Пророков не изгоняют. Им поклоняются, их убивают. Однако определенная небрежность в соблюдении ритуалов — субботы, диеты, мытья рук и т. п. — свидетельствует о том, что полного преображения философа в пророка так и не произошло: может быть, считал, что нравственное учение тем лучше, чем меньше в нем запретов. Богословов-«книжников» возмущали подобные вольности, но они при этом упустили из виду более важное отличие нового учения от ветхозаветной этики, а именно его интернациональный характер. Ведь бог Авраама, говоря «не убий», имел в виду одних лишь евреев, а не филистимлян, например. Даже Иисус вначале ответил отказом сирофиникиянке, просившей исцелить дочь, «... ибо нехорошо взять хлеб у детей и бросить псам». Она же сказала ему: «Так, Господи; но и псы под столом едят крохи у детей» (Мар., 7, 28). Этот смиренный ответ, заставивший прослезиться Оскара Уайльда в заточении («Де Профундис»), тронул и Христа.

В основе врожденной — инстинктивной — этики у животных лежит отождествление себя с другой особью того же вида, убийство которой почти равнозначно самоубийству. У человека, однако, в силу значительных межпопуляционных и индивидуальных различий такого рода отождествление затруднено не только в отношении представителей других рас и племен, говорящих на чужом языке (т. е. принадлежащих одному биологическому виду, но разным метаэкологическим видам), но и в отношении соплеменников, для защиты которых понадобился закон, заменивший уже почти не действующий инстинкт и приведший к дальнейшей деградации последнего.

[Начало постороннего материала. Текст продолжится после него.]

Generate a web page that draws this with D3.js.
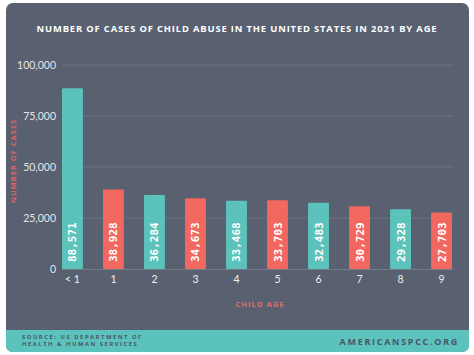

Поскольку социальный запрет не столь абсолютен, как биологический, то из-под него можно при желании вывести группы людей, убийство которых не только не запрещается, но даже поощряется. Люди, таким образом, отстают от животных, инстинктивная этика которых в любом случае распространяется на весь биологический вид и на тех, кто с ним отождествляется (мы ожидаем от собаки беззаветной преданности и самоотверженности, тем самым предполагая в ней более высокие моральные качества, чем в среднем человеке). Христианство было первым — и не во всем успешным — шагом к преодолению этого отставания и включению в сферу этики всего человечества. Оно коренным образом изменило (в принципе; мало что из задуманного удалось осуществить на практике) отношения между человеком и богом, который стал сыном человеческим, т. е. порождением человека — ранее было наоборот. А сын, как сказано в Евангелии от Филиппа, «приобретает себе братьев, не сыновей». Ведь сын — не полномочный представитель отца, а его отрицание. Безбрачие принципиально исключает для сына человеческого возможность стать отцом человеческим, объектом поклонения. Сын упраздняет иерархию в отношениях между богом и людьми, между духовным и природным началами человеческого существования, ставит знак равенства.

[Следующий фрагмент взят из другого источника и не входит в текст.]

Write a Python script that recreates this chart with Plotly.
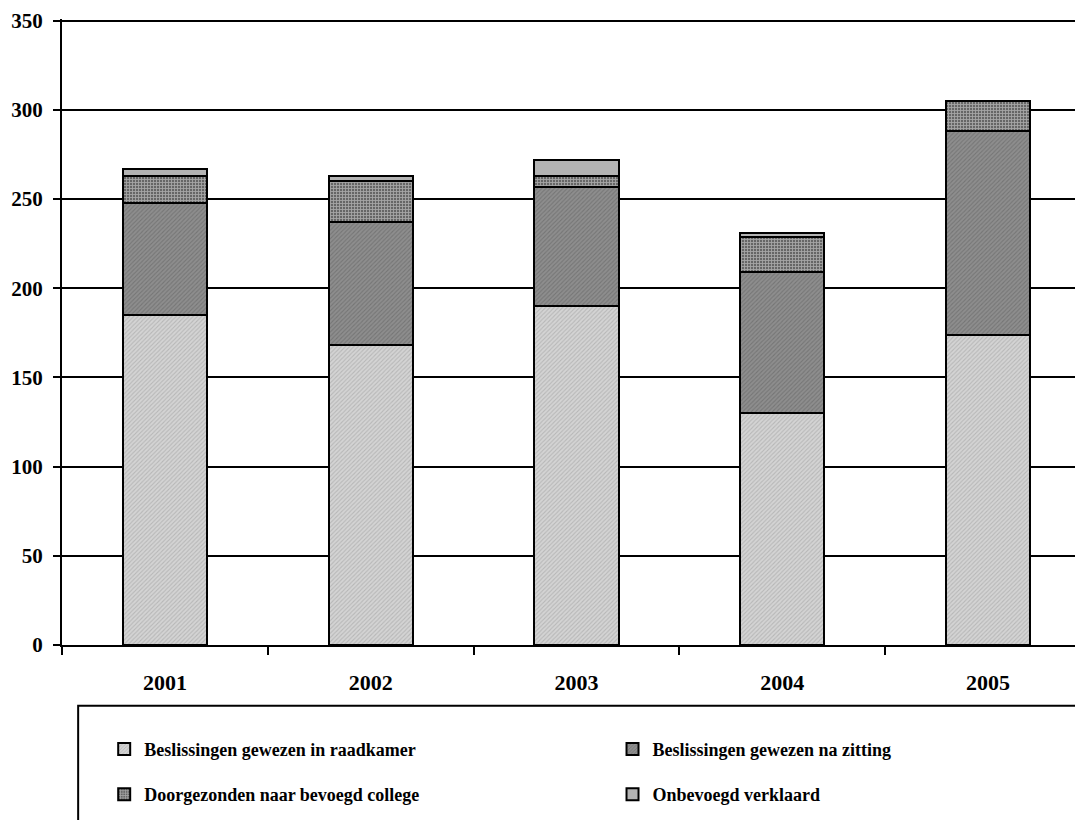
import plotly.graph_objects as go

years = ["2001", "2002", "2003", "2004", "2005"]
raadkamer = [185, 168, 190, 130, 174]
zitting = [63, 69, 67, 79, 114]
doorgezonden = [15, 23, 6, 20, 17]
onbevoegd = [4, 3, 9, 2, 0]

names = ["Beslissingen gewezen in raadkamer", "Beslissingen gewezen na zitting",
         "Doorgezonden naar bevoegd college", "Onbevoegd verklaard"]

FONT = "Liberation Serif"
fig = go.Figure()

styles = [
    dict(color="#cfcfcf", pattern=dict(shape="/", size=3, solidity=0.35, fgcolor="#9a9a9a", bgcolor="#d4d4d4")),
    dict(color="#858585", pattern=dict(shape="/", size=3, solidity=0.35, fgcolor="#5c5c5c", bgcolor="#8e8e8e")),
    dict(color="#8a8a8a", pattern=dict(shape="+", size=3, solidity=0.5, fgcolor="#e6e6e6", bgcolor="#666666")),
    dict(color="#b3b3b3"),
]
legends = ["legend", "legend2", "legend", "legend2"]
series = [raadkamer, zitting, doorgezonden, onbevoegd]

for i, (n, v) in enumerate(zip(names, series)):
    m = dict(styles[i])
    m["line"] = dict(color="black", width=2)
    fig.add_trace(go.Bar(x=years, y=v, name=n, marker=m, legend=legends[i],
                         legendgroup=n))

legfont = dict(family=FONT, size=18, color="black", weight="bold")
fig.update_layout(
    barmode="stack",
    bargap=0.59,
    width=1083, height=820,
    margin=dict(l=54, r=0, t=11, b=183),
    plot_bgcolor="white", paper_bgcolor="white",
    font=dict(family=FONT, size=21, color="black"),
    legend=dict(x=0.041, y=-0.137, xanchor="left", yanchor="top", orientation="v",
                font=legfont, tracegroupgap=19, itemwidth=30, bgcolor="rgba(0,0,0,0)"),
    legend2=dict(x=0.535, y=-0.137, xanchor="left", yanchor="top", orientation="v",
                 font=legfont, tracegroupgap=19, itemwidth=30, bgcolor="rgba(0,0,0,0)"),
    shapes=[dict(type="rect", xref="paper", yref="paper", x0=0.0157, x1=1.03,
                 y0=-0.097, y1=-0.36, line=dict(color="black", width=2))],
)
fig.update_xaxes(showline=True, linecolor="black", linewidth=2, ticks="outside",
                 tickson="boundaries", ticklen=8, tickwidth=2, tickcolor="black",
                 ticklabelstandoff=17, automargin=False,
                 tickfont=dict(family=FONT, size=22, weight="bold"), showgrid=False)
fig.update_yaxes(range=[0, 351], tick0=0, dtick=50, showline=True, linecolor="black", linewidth=2,
                 ticks="outside", ticklen=7, tickwidth=2, tickcolor="black",
                 ticklabelstandoff=6, automargin=False, ticklabeloverflow="allow",
                 showgrid=True, gridcolor="black", gridwidth=2, zeroline=False,
                 tickfont=dict(family=FONT, size=21, weight="bold"))

fig.write_html("out.html")
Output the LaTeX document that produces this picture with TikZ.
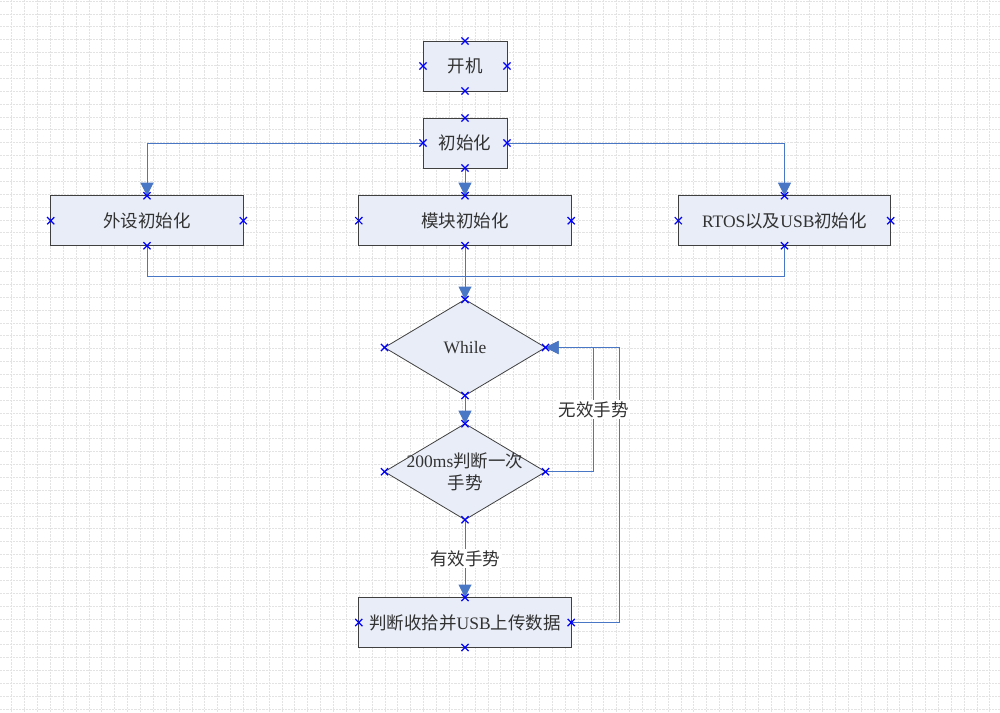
\documentclass[tikz,border=0pt]{standalone}
\usepackage{fontspec}
\setmainfont{Liberation Serif}
\newfontfamily\cjk{Noto Sans CJK SC}
\usetikzlibrary{arrows.meta, shapes.geometric, shapes.misc}
\definecolor{boxfill}{RGB}{232,237,247}
\definecolor{linkblue}{RGB}{74,118,198}
\definecolor{txtgray}{RGB}{50,50,50}

\begin{document}
\begin{tikzpicture}[x=1pt, y=-1pt,
  font=\fontsize{17.5}{22}\selectfont,
  proc/.style={rectangle, draw=black!75, fill=boxfill, line width=0.8pt, text=txtgray, inner sep=0pt, outer sep=0pt, minimum height=50pt},
  decide/.style={diamond, draw=black!75, fill=boxfill, line width=0.8pt, inner sep=0pt, outer sep=0pt, minimum width=161pt, minimum height=96pt},
  dtext/.style={text=txtgray, align=center, inner sep=0pt},
  wire/.style={draw=linkblue, line width=1pt},
  link/.style={wire, -{Triangle[length=13pt,width=13pt]}},
  lbl/.style={fill=white, text=txtgray, inner sep=1.5pt},
  xpt/.style={cross out, draw=blue, line width=1.2pt, minimum size=6pt, inner sep=0pt},
  gridln/.style={gray!22, line width=0.7pt, dash pattern=on 2.2pt off 1pt}]
  \useasboundingbox (0,0) rectangle (1000,712);
  \fill[white] (0,0) rectangle (1000,712);
  % background grid
  \foreach \k in {0,...,76}
    \draw[gridln] ({11.7+12.87*\k},0) -- ({11.7+12.87*\k},712);
  \foreach \k in {0,...,55}
    \draw[gridln] (0,{1.1+12.87*\k}) -- (1000,{1.1+12.87*\k});

  % boxes
  \node[proc, minimum width=84pt] (boot) at (465,66) {\cjk 开机};
  \node[proc, minimum width=84pt] (init) at (465,143) {\cjk 初始化};
  \node[proc, minimum width=192.6pt] (periph) at (147,220.7) {\cjk 外设初始化};
  \node[proc, minimum width=212.4pt] (module) at (465,220.7) {\cjk 模块初始化};
  \node[proc, minimum width=212.4pt] (rtos) at (784.5,220.7) {RTOS{\cjk 以及}USB{\cjk 初始化}};
  \node[decide] (loop) at (465,347.5) {};
  \node[dtext] (loop-t) at (loop) {While};
  \node[decide] (check) at (465,471.7) {};
  \node[dtext] (check-t) at (check) {200ms{\cjk 判断一次}\\{\cjk 手势}};
  \node[proc, minimum width=212.4pt] (upload) at (465,622.5) {{\cjk 判断收拾并}USB{\cjk 上传数据}};

  % connectors
  \coordinate (merge) at (465,276);
  \draw[link] (init.west) -| (periph.north);
  \draw[link] (init.south) -- (module.north);
  \draw[link] (init.east) -| (rtos.north);
  \draw[wire] (periph.south) |- (merge);
  \draw[wire] (rtos.south) |- (merge);
  \draw[link] (module.south) -- (loop.north);
  \draw[link] (loop.south) -- (check.north);
  \draw[link] (upload.east) -- ++(48,0) |- (loop.east);
  \draw[link] (check.east) -- ++(48,0) |- (loop.east) node[lbl, pos=0.25] (invalid) {\cjk 无效手势};
  \draw[link] (check.south) -- (upload.north) node[lbl, midway] (valid) {\cjk 有效手势};

  % connection points
  \foreach \n in {boot,init,periph,module,rtos,loop,check,upload}
    \foreach \a in {north,south,east,west}
      \node[xpt] (\n-\a-x) at (\n.\a) {};
\end{tikzpicture}
\end{document}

Значение этого шага и через две тысячи лет еще не вполне оценено, как и не вполне понят философский смысл любви к врагу. Первозданный враг человека — это он сам, и лишь любовь близнецов друг к другу может преодолеть извечную вражду между ними. В этой связи обретают смысл и другие метафоры, выражающие идею единства: рождение от девы (как условие цельности, избавление от вездесущей борьбы мужского и женского начал), диалектика праведных и грешных, первых и последних.

Греки называли Иисуса иудейским софистом, имея в виду блестящие примеры диалектики, которые дает его учение. Так, метафора «не мир, но меч», вызвавшая множество противоречивых толкований (в наиболее примитивном из них оправдывающая воинственную религиозность), предлагает диалектическое решение проблемы индивида и общества. Индивидуальность можно определить как способность занять особое место в системе, сыграть неповторимую роль в спектакле общественной жизни. Понятие индивидуальности не имеет смысла вне общественной системы, нивелирующему воздействию которой она в то же время противостоит. Недостаток индивидуальности ставит человека в ряд неразличимых статистов, пополняя избыточную часть человеческой популяции. Только индивидуалист может внести вклад в развитие системы, но для развития индивидуальности необходимо разрубить системные связи, в первую очередь, кастовые и родовые традиции, ограничивающие развитие личности, направляющие по предуготовленному пути. Для этого меч. Однако философия оказалась в плену собственных метафор, которые стали биографией и в качестве таковой подверглись канонизации.